Problem
Two related needs led here. The CFDLab repo grew an Obsidian vault alongside the codebase — concepts, derivations, exercises, chapter maps, all cross-linked — and the graph is now dense enough that traversal-and-search alone leaves natural-language questions on the table (“where does the modified-PDE argument show up across both books?”; “which exercises depend on Roe averaging?”). Retrieval-augmented generation is the obvious tool for that, but most demos circulating online hand the model and the index off to a hosted API. The point of doing it locally is the inverse: the model that reads the corpus and the model that answers the query both have to be visible, swappable, and private.
Approach
The corpus is the CFDLab vault — an Obsidian workspace I maintain alongside the codebase. Roughly two hundred notes spread across concepts/, derivations/, exercises/, chapters/, appendices/, and maps/, with explicit cross-links and a coverage matrix that pins each chapter to the rendered artefacts in the repo. Cluster maps and an atlas layer sit above the notes for orientation; a v2 populous-cluster supergraph renders the whole thing as an HTML launcher. The vault is structured well enough to answer most queries by hand. RAG is for the questions that span clusters or want a synthesis the graph view can’t render.

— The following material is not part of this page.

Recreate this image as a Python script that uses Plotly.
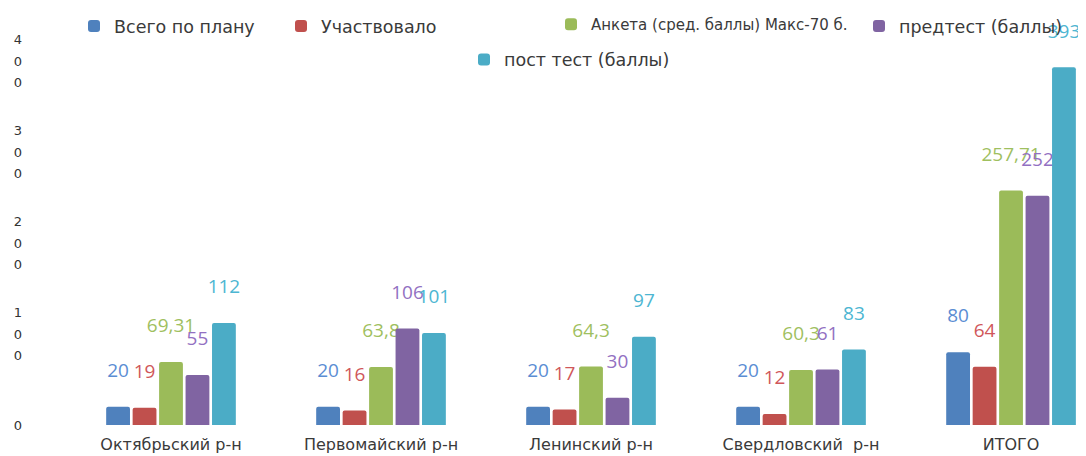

The retrieval stack is LightRAG (HKUDS) — a knowledge-graph RAG framework that extracts entities and relations from documents and serves them through five retrieval modes (local, global, hybrid, mix, naive). Storage is pluggable; LLM and embedding providers are pluggable. I deployed it locally with everything pointed at on-box models: extraction, embeddings, retrieval, all running on the same machine. FastAPI server, React WebUI, JSON + NetworkX for the entity / relation graph, a small vector index for chunks. Reproduce scripts (Step_0 → Step_3) rebuild the pipeline against a known corpus on demand, so a regression in any layer surfaces against a checked baseline rather than as a vibe.
Result
The CFD curriculum now has three views that point at the same content. The codebase (CFDLab) runs every result the books describe. The vault maps every concept and derivation, with the coverage matrix as the spine. The retrieval layer makes either of those queryable in plain language, with no external API call — ingest the vault, build the entity / relation graph, query in any of the supported modes, and watch the retrieval traces in the log.
The earned thing is not “a RAG that works.” It is the loop where the model doing the extraction and the model answering the query are both running locally, and the corpus they read is one I built and maintain. Same discipline as the multi-node cluster: own every layer, or you cannot trust the workflow that runs on top.
What I’d do differently
Tune to the corpus earlier. Most of the early friction was in getting the framework’s defaults to behave well at a generic scale; the late wins were in chunking, prompt templates, and embedding choices specific to the vault’s note shape (short concept notes, longer derivations, exercise / brief pairs). The pipeline narrows itself faster when the corpus is treated as a fixed input from day one and the framework parameters are the variables.